Butter Chicken
Basic disclaimer. This is NOT YOUR INDIAN GRANDMOTHERS BUTTER CHICKEN. She spends many hours, with many steps, with spices I can only find at Kalustyan's. I'm opting for quick, easy, fast and tasty!
Prep Time 15 minutes mins
Cook Time 20 minutes mins
Total Time 1 hour hr 5 minutes mins
- 2 lb Chicken Thighs Boneless, Skinless, chopped to 1" chunks
- 1 ea Large Sweet Onion Peeled, Diced
- 3 cups Basic Curry Sauce Enough to Cover,
- 1 tbsp Garam Marsala
- Salt and Pepper To Taste
- 6 tbsp Butter Divided
Toss chicken in Garam Marsala, Rest in fridge for 30 minutes. Optionally one can include a cup of plain yogurt with the chicken and spices
Using 2 Tbsp of butter in a large cast iron skillet over medium-high heat, brown the pieces of the chicken so each side is browned. Work in batches, and set aside.

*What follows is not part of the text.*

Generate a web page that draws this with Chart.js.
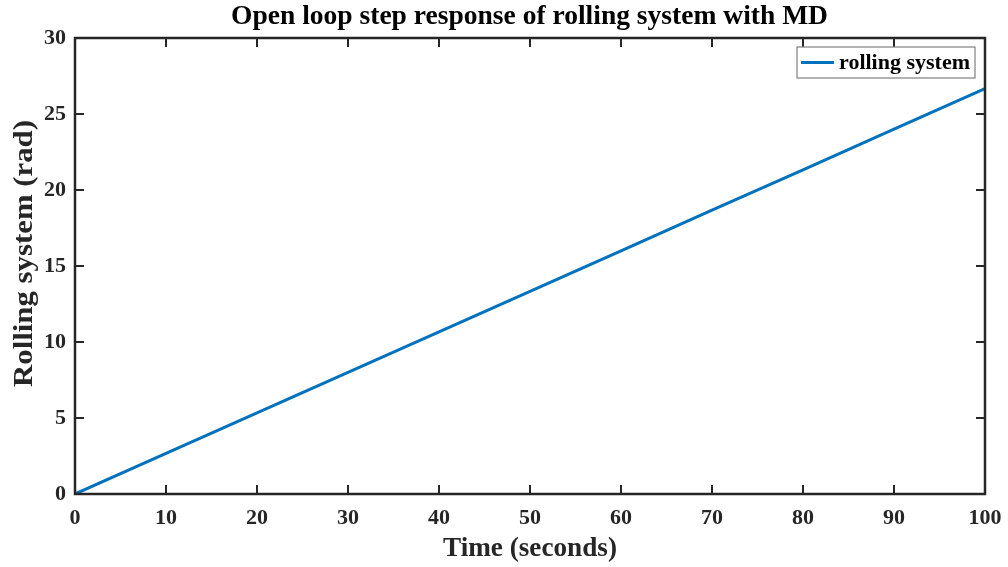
<!DOCTYPE html>
<html>
<head>
<meta charset="utf-8">
<script src="https://cdn.jsdelivr.net/npm/chart.js@4"></script>
<style>
  html, body { margin: 0; padding: 0; background: #fff; }
  #wrap { width: 1008px; height: 567px; }
</style>
</head>
<body>
<div id="wrap"><canvas id="step-chart"></canvas></div>
<script>
const timeSec = [0, 10, 20, 30, 40, 50, 60, 70, 80, 90, 100]
const rollRad = [0, 2.67, 5.33, 8.0, 10.67, 13.33, 16.0, 18.67, 21.33, 24.0, 26.67]
const xTicks = [0, 10, 20, 30, 40, 50, 60, 70, 80, 90, 100]
const yTicks = [0, 5, 10, 15, 20, 25, 30]

const titleText = 'Open loop step response of rolling system with MD'
const xTitle = 'Time (seconds)'
const yTitle = 'Rolling system (rad)'
const seriesName = 'rolling system'

const ink = '#262626'
const serif = '"Liberation Serif", "Times New Roman", serif'

// draw text squeezed/stretched to a given width (matlab export is a bit wide)
function fitText(ctx, txt, x, y, width) {
    const w = ctx.measureText(txt).width
    ctx.save()
    ctx.translate(x, y)
    ctx.scale(width / w, 1)
    ctx.fillText(txt, 0, 0)
    ctx.restore()
}

// matlab style frame, inward ticks, title, axis labels and legend
const matlabFrame = {
    id: 'matlabFrame',
    afterDraw(chart) {
        const ctx = chart.ctx
        const a = chart.chartArea
        const xs = chart.scales.x
        const ys = chart.scales.y
        ctx.save()
        ctx.strokeStyle = ink
        ctx.lineWidth = 2.5
        ctx.strokeRect(a.left, a.top, a.right - a.left, a.bottom - a.top)
        ctx.lineWidth = 2
        ctx.beginPath()
        xTicks.forEach(v => {
            const px = xs.getPixelForValue(v)
            ctx.moveTo(px, a.bottom); ctx.lineTo(px, a.bottom - 9)
            ctx.moveTo(px, a.top); ctx.lineTo(px, a.top + 9)
        })
        yTicks.forEach(v => {
            const py = ys.getPixelForValue(v)
            ctx.moveTo(a.left, py); ctx.lineTo(a.left + 9, py)
            ctx.moveTo(a.right, py); ctx.lineTo(a.right - 9, py)
        })
        ctx.stroke()

        ctx.fillStyle = '#000'
        ctx.textAlign = 'center'
        ctx.textBaseline = 'middle'
        ctx.font = 'bold 27px ' + serif
        fitText(ctx, titleText, 529.5, 17, 597)

        ctx.fillStyle = ink
        ctx.font = 'bold 27px ' + serif
        fitText(ctx, xTitle, 530, 549, 174)
        ctx.save()
        ctx.translate(25, 253.5)
        ctx.rotate(-Math.PI / 2)
        fitText(ctx, yTitle, 0, 0, 267)
        ctx.restore()

        // legend box
        ctx.font = 'bold 22px ' + serif
        const tw = ctx.measureText(seriesName).width
        const bw = tw + 47
        const bx = a.right - 10 - bw
        const by = 47
        const bh = 31
        ctx.fillStyle = '#fff'
        ctx.fillRect(bx, by, bw, bh)
        ctx.strokeStyle = '#7f7f7f'
        ctx.lineWidth = 1.2
        ctx.strokeRect(bx, by, bw, bh)
        ctx.strokeStyle = '#0072BD'
        ctx.lineWidth = 3
        ctx.beginPath()
        ctx.moveTo(bx + 4, by + bh / 2)
        ctx.lineTo(bx + 37, by + bh / 2)
        ctx.stroke()
        ctx.fillStyle = '#000'
        ctx.textAlign = 'left'
        ctx.fillText(seriesName, bx + 42, by + bh / 2 + 1)
        ctx.restore()
    }
}

const data = {
    datasets: [{
        label: seriesName,
        data: timeSec.map((t, i) => ({ x: t, y: rollRad[i] })),
        showLine: true,
        borderColor: '#0072BD',
        borderWidth: 3,
        pointRadius: 0,
        fill: false,
        tension: 0,
    }],
}

const config = {
    type: 'scatter',
    data: data,
    options: {
        responsive: true,
        maintainAspectRatio: false,
        animation: false,
        layout: { padding: { top: 38, right: 23, left: 0, bottom: 0 } },
        plugins: {
            legend: { display: false },
            title: { display: false },
            tooltip: { enabled: false },
        },
        scales: {
            x: {
                type: 'linear',
                min: 0,
                max: 100,
                grid: { display: false, drawTicks: false },
                border: { display: false },
                afterBuildTicks: s => { s.ticks = xTicks.map(v => ({ value: v })) },
                afterFit: s => {
                    s.height = 73
                    s.paddingLeft = 0
                    s.paddingRight = 0
                },
                ticks: {
                    color: ink,
                    padding: 11,
                    maxRotation: 0,
                    font: { family: serif, size: 22, weight: 'bold' },
                },
            },
            y: {
                type: 'linear',
                min: 0,
                max: 30,
                grid: { display: false, drawTicks: false },
                border: { display: false },
                afterBuildTicks: s => { s.ticks = yTicks.map(v => ({ value: v })) },
                afterFit: s => {
                    s.width = 75
                    s.paddingTop = 0
                    s.paddingBottom = 0
                },
                ticks: {
                    color: ink,
                    padding: 9,
                    font: { family: serif, size: 22, weight: 'bold' },
                },
            },
        },
    },
    plugins: [matlabFrame],
}

const stepChart = new Chart(document.querySelector('#step-chart').getContext('2d'), config)
</script>
</body>
</html>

Melt another 2 Tbsp of butter in the pan over medium heat. Add the onion, and cook until they take a good bit of color. The caramelization of the onion is key to the taste. Be sure to scrape the bottom of the skillet to include the fond from the chicken.
Add the curry sauce, and bring to a boil, reduce to a simmer and add chicken.
Simmer for 15-20 minutes until chicken is cooked through. Optionally for a richer, creamier sauce one can add a bit of heavy cream here, temper that in gradually to avoid curdling.
Stir in the remaining 2 Tbsp of butter, and season with salt and pepper, to taste.
I'll serve over basmati rice, with naan to the side.
Perhaps, I'll pass along with some sliced onion, cucumber, lettuce and a couple of whole small peppers.
One wonders, if I could do some potatoes similar to my easy home fries , along with some pan fried mushrooms and bell peppers thence simmer shortly to generate a vegetarian dish...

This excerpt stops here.